_Dataset content_:
----------

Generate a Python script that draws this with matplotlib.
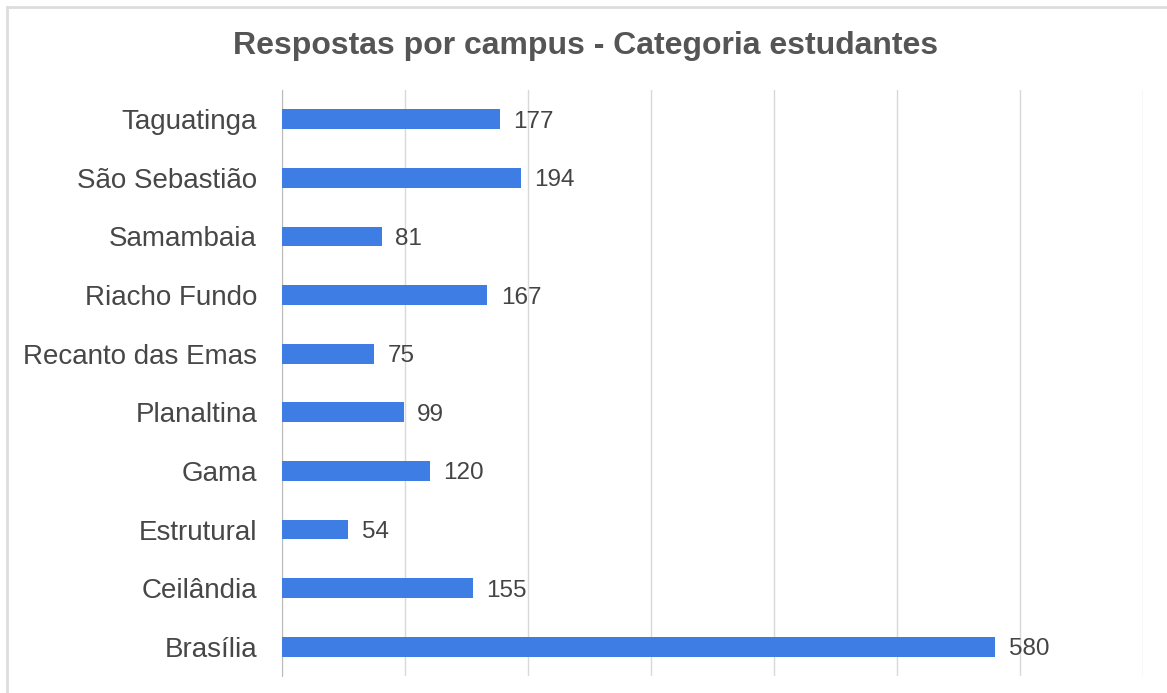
import matplotlib.pyplot as plt
from matplotlib.lines import Line2D

plt.rcParams['font.family'] = ['Liberation Sans', 'DejaVu Sans']

campi = ['Brasília', 'Ceilândia', 'Estrutural', 'Gama', 'Planaltina',
         'Recanto das Emas', 'Riacho Fundo', 'Samambaia', 'São Sebastião', 'Taguatinga']
respostas = [580, 155, 54, 120, 99, 75, 167, 81, 194, 177]
x_ticks = [0, 100, 200, 300, 400, 500, 600, 700]

fig = plt.figure(figsize=(11.67, 6.93), dpi=100)
ax = fig.add_axes([282 / 1167, 1 - 676 / 693, (1143 - 282) / 1167, (676 - 90) / 693])

pos = range(len(campi))
ax.barh(pos, respostas, height=0.34, color='#3d7de4', zorder=3)
for y, v in zip(pos, respostas):
    ax.text(v + 11, y, str(v), va='center_baseline', ha='left', fontsize=17.5,
            color='#444444', zorder=4)

ax.set_xlim(0, 700)
ax.set_ylim(-0.5, len(campi) - 0.5)
ax.set_xticks(x_ticks)
ax.set_xticklabels([])
ax.tick_params(axis='x', length=0)
ax.set_yticks(list(pos))
ax.set_yticklabels(campi, fontsize=20, color='#474747')
ax.tick_params(axis='y', length=0, pad=18)
ax.grid(axis='x', color='#d9d9d9', linewidth=1, zorder=0)
for s in ['top', 'right', 'bottom']:
    ax.spines[s].set_visible(False)
ax.spines['left'].set_color('#bbbbbb')

fig.text(586 / 1167, 1 - 46 / 693, 'Respostas por campus - Categoria estudantes',
         ha='center', va='center', fontsize=23, fontweight='bold', color='#555555')

# moldura clara da captura
fig.add_artist(Line2D([7 / 1167, 1], [1 - 7 / 693, 1 - 7 / 693], color='#dddddd', lw=2))
fig.add_artist(Line2D([7 / 1167, 7 / 1167], [0, 1 - 7 / 693], color='#dddddd', lw=2))

fig.savefig('out.png', dpi=100)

----------

_Given task_:
Print, exactly as written, the lines above from the first one to the one containing "plt.rcParams['font.family'] = ['Liberation". Leave out pictures.

_Full answer_:
Generate a Python script that draws this with matplotlib.
import matplotlib.pyplot as plt
from matplotlib.lines import Line2D

plt.rcParams['font.family'] = ['Liberation Sans', 'DejaVu Sans']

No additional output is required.